Thank goodness for those yoga classes (photo: Devin Hill).
Imagine being 47 years old and earning the nickname “The Machine” over the course of a three-day weekend in Colorado. Now imagine earning that nickname from your athletic, high school-aged son. Sean Grossman recently experienced this, and you can imagine the pride conveyed as he recounted the weekend.
Maybe you won’t be skipping lunch in the lodge and storing sandwiches in your ski pants like Sean, but it wasn’t the skipping of lunch that earned him the nickname. It was the endurance and strength that allowed him to ski all day long for three full days that earned him the nickname. It was waking up fresh and ready to go each morning while the others were dragging. This is no happenstance; Sean has been resistance training twice a week religiously for over two years, mixing in cardio and mobility work on his own time, and paying attention to what he is putting in his body.
“You’re sitting at your desk on Monday morning with sore legs, and you think that maybe taking the kids on that ski trip wasn’t the greatest idea”
There is no natural born talent to point to here, only hard work and discipline. And that discipline has paid off in his ability to squeeze the absolute most out of every day on the mountain. If he is ever limited, it is by his technical ability, never his level of fitness. I would know - I’ve been training him for over 2 years in New York City.
Now try to imagine a ski trip with the family or some friends where your legs aren’t burning on the mountain all day long. Instead of thinking about how badly you want to take your boots and skis off and take a seat, you’re figuring out which run you’re going to crush next. When Sunday comes after a full day of skiing on Saturday, instead of being sore and stiff, you’re fresh and ready to go. You’re not looking into the future, towards relief and the sofa. Instead, you’ve gained the ability to be present in the moment, something that has become harder and harder to do.
In his book “The Miracle of Mindfulness”, Thich Nhat Hanh talks about washing the dishes in a very profound way; he proposes the idea that one must wash the dishes solely for the sake of washing the dishes. My brother-in-law and I always joke around with this saying, but there is real depth to it. If you aren’t present in your dishwashing and in the here and now, and instead are thinking about that cup of coffee or movie you’re going to watch later, what makes you think that when you finally reach your cup of coffee or movie that you won’t be then thinking about what is next?
“Maybe it’s your mindset that really needs to shift”
How is this related to fitness and skiing? A lack of strength and endurance can strongly affect not only the way that you experience the immediacy of skiing itself, but also the way you build a memory of that experience. You can’t just wish or think away quadriceps muscles that feel like they are on fire.

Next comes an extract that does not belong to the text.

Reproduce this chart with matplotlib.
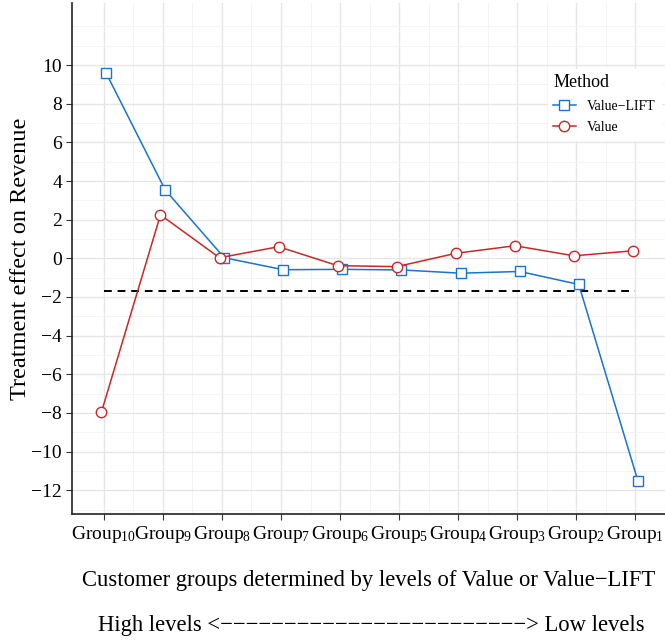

That sensation, along with the feeling of fatigue takes up a certain amount of your mind in the present. They take away from the potential joy of the activity and fill it with bits of discomfort. And then, in the aftermath, you’re sitting at your desk or computer on Monday morning and your legs are so sore that you think that maybe taking the kids on that ski trip wasn’t the greatest idea. Would that change your attitude about going on adventure or ski-based trips in the future?
The last three years of my life have been spent working as a personal trainer, where time and time again it has been made clear that our clients must understand the “why” behind what they are doing in order for a true buy-in to occur and new habits to take root. Without establishing the “why”, without that buy-in, the motivation to stick to a program and continue making time for exercise is no doubt going to fade. So it’s important for all of us to really understand what it means to be a healthier, stronger version of ourselves, and what that can open up for us in terms of experiences.
What drew me into personal training in the first place was the freedom in life to try new things, due to being a lifelong athlete. There was never an activity I couldn’t participate in. This gave and still gives me a true sense of physical freedom. Working with my clients to help them reach that point in their own lives has been extremely rewarding. For many of them, the lack of fitness has limited them at one time or another from taking part in a life experience with loved ones or friends.
These positive and new experiences are part of the foundation that a fulfilling life is built on. When you look at exercise from this perspective and see a strong, healthy body as a key that can be used to open doors to life's physical experience, the concept of working out becomes a lot less daunting. There is meaning behind it. It is no longer cruel and unusual punishment.
A lot of information we consume regarding fitness and how it can improve our skiing performance can be placed into a small number of categories: what exercises you could benefit most from, which new stretches to add to your workouts, or how to change your training style to make you more durable and prepared for the season ahead. But maybe it’s your mindset that really needs to shift. Maybe it’s time to dig deep and ask ourselves what it would mean to us to experience skiing and all the other physical challenges in life in a different light. We all have the potential to become our own version of “The Machine”, we just need to shift our perspective, take ownership of our daily choices, and watch the beauty that ensues.